(continuação)
Tudo isto pode soar como uma verdade trivial. O próprio Wittgenstein descreve seu trabalho como uma “sinopse de trivialidades”. Contudo, quando estamos pensando filosoficamente rapidamente esquecemos estas trivialidades e nos vemos em confusões, imaginando, por exemplo, que poderemos nos compreender melhor a nós próprios se estudamos o comportamento quântico de partículas subatômicas dentro de nossos cérebros, uma crença análoga à convicção de que o estudo da acústica irá nos ajudar à compreender melhor a obra de Beethoven. Por qual razão é necessário relembramos destas trivialidades? Porque somos enfeitiçados pelo pensamento de que se nos faltar uma teoria científica de alguma coisa, nos faltará a compreensão da mesma.
Uma das diferenças cruciais entre o método da ciência e a compreensão não teórica que é exemplificada através da compreensão da peça musical, arte, filosofia e vida ordinária, é que a ciência investiga num nível de generalidade que necessariamente esquiva-se destas outras formas de compreensão. É por tal razão que uma pessoa compreender-se a si mesma jamais será uma ciência. Compreender uma pessoa é ser capaz de dizer, por exemplo, se a pessoa quer significar o que disse ou não, se suas expressões de sentimento são genuínas ou fingimentos. E como se adquire este tipo de compreensão? Wittgenstein levanta esta questão no final das Investigações Filosóficas. Existe, ele pergunta um julgamento especializado sobre a genuína expressão de sentimentos? Sim, ele responde, existe.
Mas a evidência sobre a qual este julgamento especializado quanto às pessoas é uma evidência imponderável, que resite a formulação de características gerais da ciência. A evidência imponderável, diz Wittgenstein, inclui as sutilezas do olhar, do gesto de tom. Eu posso reconhecer um legítimo olhar de amor e distingui-lo de um que apenas finge amor (…) mas serei incapaz de definir as diferenças. Se eu fosse um pintor talentoso eu poderia, concebivelmente, desenhar o olhar genuíno e o olhar que finge amor e apresentá-los em pinturas.
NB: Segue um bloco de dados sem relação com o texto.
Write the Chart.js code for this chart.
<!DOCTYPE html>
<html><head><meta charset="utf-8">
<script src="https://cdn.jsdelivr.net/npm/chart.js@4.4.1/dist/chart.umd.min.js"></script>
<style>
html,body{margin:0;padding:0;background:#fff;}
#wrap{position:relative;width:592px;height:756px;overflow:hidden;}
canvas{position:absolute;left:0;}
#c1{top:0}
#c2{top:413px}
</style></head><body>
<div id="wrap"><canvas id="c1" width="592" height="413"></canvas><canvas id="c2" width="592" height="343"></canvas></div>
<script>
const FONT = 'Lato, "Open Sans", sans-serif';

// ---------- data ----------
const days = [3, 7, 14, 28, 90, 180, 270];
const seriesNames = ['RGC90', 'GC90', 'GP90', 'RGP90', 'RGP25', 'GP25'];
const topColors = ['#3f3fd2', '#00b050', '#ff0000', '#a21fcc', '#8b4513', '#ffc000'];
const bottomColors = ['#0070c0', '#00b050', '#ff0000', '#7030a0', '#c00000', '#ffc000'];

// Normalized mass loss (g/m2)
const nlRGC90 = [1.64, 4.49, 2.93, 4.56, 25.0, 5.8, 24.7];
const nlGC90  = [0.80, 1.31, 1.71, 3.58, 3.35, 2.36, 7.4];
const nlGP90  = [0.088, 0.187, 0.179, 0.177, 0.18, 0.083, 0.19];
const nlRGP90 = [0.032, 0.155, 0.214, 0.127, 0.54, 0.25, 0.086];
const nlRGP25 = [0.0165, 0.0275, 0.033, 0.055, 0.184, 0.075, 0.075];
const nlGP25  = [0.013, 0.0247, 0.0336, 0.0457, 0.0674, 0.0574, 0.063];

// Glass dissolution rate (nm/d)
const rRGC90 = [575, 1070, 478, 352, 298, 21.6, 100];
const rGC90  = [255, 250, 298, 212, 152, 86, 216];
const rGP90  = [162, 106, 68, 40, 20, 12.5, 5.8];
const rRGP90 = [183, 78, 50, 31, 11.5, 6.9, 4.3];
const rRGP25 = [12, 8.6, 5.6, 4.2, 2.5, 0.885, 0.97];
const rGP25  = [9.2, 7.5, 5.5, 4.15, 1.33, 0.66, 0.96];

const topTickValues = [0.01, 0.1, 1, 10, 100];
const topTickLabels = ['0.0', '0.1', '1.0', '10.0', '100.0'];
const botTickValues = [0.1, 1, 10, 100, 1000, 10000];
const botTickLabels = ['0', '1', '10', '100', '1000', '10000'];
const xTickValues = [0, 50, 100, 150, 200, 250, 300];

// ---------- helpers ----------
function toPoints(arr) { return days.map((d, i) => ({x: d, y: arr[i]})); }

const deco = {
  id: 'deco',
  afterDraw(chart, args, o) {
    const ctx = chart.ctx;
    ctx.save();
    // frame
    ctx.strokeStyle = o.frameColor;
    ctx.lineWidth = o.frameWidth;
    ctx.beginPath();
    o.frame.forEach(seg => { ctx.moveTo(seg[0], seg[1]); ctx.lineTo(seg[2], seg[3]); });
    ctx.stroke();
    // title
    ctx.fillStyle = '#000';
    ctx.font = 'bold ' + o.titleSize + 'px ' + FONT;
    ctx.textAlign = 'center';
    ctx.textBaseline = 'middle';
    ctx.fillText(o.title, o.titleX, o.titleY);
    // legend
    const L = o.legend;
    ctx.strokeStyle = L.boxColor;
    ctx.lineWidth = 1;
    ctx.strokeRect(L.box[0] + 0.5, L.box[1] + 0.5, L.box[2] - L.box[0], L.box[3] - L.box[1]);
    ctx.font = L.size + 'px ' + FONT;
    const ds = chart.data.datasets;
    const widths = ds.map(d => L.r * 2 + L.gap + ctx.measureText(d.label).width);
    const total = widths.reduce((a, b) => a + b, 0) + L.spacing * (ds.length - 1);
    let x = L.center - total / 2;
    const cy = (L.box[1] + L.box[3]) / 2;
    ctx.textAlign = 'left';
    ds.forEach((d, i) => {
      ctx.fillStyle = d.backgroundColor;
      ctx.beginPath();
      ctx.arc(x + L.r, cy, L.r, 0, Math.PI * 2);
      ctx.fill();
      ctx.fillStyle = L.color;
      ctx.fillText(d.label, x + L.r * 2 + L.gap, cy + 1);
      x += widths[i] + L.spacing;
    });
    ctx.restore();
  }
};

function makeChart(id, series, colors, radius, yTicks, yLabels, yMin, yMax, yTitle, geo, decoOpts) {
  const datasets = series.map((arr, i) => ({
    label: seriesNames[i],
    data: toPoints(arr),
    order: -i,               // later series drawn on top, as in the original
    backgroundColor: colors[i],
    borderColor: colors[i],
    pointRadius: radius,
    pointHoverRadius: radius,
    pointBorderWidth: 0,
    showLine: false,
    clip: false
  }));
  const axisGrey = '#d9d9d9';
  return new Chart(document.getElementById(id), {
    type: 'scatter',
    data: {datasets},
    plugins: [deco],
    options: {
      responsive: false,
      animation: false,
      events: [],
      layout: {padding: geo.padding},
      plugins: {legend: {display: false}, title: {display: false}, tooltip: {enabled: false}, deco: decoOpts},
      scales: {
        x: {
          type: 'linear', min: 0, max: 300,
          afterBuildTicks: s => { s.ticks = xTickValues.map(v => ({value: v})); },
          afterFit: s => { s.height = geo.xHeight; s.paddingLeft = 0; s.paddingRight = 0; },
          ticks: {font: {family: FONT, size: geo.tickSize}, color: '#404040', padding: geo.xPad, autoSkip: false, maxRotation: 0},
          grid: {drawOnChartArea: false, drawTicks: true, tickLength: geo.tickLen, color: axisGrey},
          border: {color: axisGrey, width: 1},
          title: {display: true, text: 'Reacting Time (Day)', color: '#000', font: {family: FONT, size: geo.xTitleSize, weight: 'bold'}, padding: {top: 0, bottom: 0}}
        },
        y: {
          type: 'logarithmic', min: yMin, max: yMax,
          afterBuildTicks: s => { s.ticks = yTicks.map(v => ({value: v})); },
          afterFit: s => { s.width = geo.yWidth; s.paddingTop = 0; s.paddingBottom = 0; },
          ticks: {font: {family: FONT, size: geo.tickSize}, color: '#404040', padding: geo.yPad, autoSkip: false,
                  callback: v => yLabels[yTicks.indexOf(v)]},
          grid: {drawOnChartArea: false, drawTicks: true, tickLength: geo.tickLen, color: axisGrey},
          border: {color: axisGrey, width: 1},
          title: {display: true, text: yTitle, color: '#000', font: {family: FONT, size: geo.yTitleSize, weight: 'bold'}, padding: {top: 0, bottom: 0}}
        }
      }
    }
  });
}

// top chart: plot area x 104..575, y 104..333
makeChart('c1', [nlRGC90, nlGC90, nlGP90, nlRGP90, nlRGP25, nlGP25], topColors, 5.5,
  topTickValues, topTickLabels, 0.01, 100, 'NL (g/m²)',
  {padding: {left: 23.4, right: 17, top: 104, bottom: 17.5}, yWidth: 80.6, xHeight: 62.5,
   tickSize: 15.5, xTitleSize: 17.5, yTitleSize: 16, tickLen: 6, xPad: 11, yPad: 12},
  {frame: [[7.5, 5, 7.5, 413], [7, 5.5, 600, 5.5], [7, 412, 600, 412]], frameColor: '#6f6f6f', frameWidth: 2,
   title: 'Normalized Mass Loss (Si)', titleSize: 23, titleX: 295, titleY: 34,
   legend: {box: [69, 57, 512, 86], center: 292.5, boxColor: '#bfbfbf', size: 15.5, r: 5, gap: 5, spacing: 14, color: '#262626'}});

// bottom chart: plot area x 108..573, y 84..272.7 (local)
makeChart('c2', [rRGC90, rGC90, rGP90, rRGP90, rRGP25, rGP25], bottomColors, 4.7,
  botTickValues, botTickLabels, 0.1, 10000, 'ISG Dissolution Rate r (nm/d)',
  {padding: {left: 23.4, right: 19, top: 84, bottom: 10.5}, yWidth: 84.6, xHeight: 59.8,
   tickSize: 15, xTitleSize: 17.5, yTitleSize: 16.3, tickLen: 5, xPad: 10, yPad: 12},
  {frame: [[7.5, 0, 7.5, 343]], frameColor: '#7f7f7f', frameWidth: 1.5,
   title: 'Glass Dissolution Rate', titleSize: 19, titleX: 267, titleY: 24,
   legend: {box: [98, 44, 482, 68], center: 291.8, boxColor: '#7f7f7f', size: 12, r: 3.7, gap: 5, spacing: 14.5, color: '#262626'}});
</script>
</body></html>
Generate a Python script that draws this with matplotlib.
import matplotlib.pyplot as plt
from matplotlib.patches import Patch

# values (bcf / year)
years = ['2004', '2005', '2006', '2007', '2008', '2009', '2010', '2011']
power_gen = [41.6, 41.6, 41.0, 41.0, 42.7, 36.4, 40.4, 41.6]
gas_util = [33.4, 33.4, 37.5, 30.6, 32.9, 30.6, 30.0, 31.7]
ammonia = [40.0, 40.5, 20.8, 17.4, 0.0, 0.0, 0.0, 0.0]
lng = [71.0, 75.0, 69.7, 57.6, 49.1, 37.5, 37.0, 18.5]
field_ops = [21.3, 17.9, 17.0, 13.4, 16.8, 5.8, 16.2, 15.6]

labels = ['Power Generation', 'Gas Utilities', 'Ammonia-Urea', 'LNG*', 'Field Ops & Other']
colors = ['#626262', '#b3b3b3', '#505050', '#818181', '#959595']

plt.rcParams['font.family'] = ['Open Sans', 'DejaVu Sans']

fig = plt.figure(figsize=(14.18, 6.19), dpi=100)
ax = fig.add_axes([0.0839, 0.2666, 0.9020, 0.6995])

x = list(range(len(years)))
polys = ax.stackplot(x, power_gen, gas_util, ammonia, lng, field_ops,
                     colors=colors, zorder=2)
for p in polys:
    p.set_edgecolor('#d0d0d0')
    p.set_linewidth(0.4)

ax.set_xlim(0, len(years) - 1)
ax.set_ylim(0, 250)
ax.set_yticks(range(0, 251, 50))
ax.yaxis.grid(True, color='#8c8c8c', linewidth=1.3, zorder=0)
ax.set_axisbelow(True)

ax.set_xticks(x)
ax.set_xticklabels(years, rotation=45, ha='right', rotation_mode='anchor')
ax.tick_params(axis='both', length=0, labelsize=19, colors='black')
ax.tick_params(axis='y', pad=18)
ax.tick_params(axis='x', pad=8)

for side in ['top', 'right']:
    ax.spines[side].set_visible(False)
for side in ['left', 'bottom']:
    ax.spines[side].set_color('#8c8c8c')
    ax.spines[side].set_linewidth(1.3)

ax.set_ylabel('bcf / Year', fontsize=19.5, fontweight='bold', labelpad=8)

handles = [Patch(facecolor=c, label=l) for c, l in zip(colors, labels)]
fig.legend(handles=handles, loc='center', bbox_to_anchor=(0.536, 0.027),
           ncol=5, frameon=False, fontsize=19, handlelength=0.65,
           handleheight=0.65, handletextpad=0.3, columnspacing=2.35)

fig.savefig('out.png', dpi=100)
Contudo, o fato de que estamos lidando com evidências imponderáveis não deve nos enganar e levar-nos a crer que quando compreendemos pessoas nossas descrições são espúrias. Quando estava discutindo sua obra literária favorita, Irmãos Karamazov, com Maurice Drury, Drury disse que para ele o caráter de do Pai Zossima era impressivo. De Zossima, Dostoiewsky escreve “Foi dito que (..) ele tinha absorvido tantos segredos, tristezas, e relatos em sua alma que ao fim adquiriu uma percepção tão refinada que poderia dizer num primeiro olhar da face de um estrangeiro de onde ele vinha, o que desejava e com que tipo de tormento afligia sua mente. Sim, disse Wittgenstein, existiram pessoas como esta que podia ver diretamente a alma de outra pessoa e lhes aconselhar.
“Um processo interno necessita de um critério externo” é um dos aforismos mais citados das Investigações Filosóficas. Entende-se pouco, por outro lado, a ênfase que Wittgenstein colocava na necessidade de uma percepção sensível a estes “critérios externos” em toda a sua imponderabilidade. E onde se encontra esta sensibilidade? Não, de maneira típica nas obras dos psicólogos, mas naquelas dos grandes artistas, músicos e novelistas. As pessoas de hoje, escreveu Wittgenstein em Culture and Value, pensam que os cientistas existem para lhes instruir, poetas, músicos para lhes dar prazer. A ideia de que estes últimos às podem instruir não lhes ocorre.
Num tempo como este quando as humanidades estão institucionalmente obrigadas a tentar serem ciências necessitamos mais do que nunca das lições sobre compreensão que Wittgenstein – e as artes – tem para nos ensinar.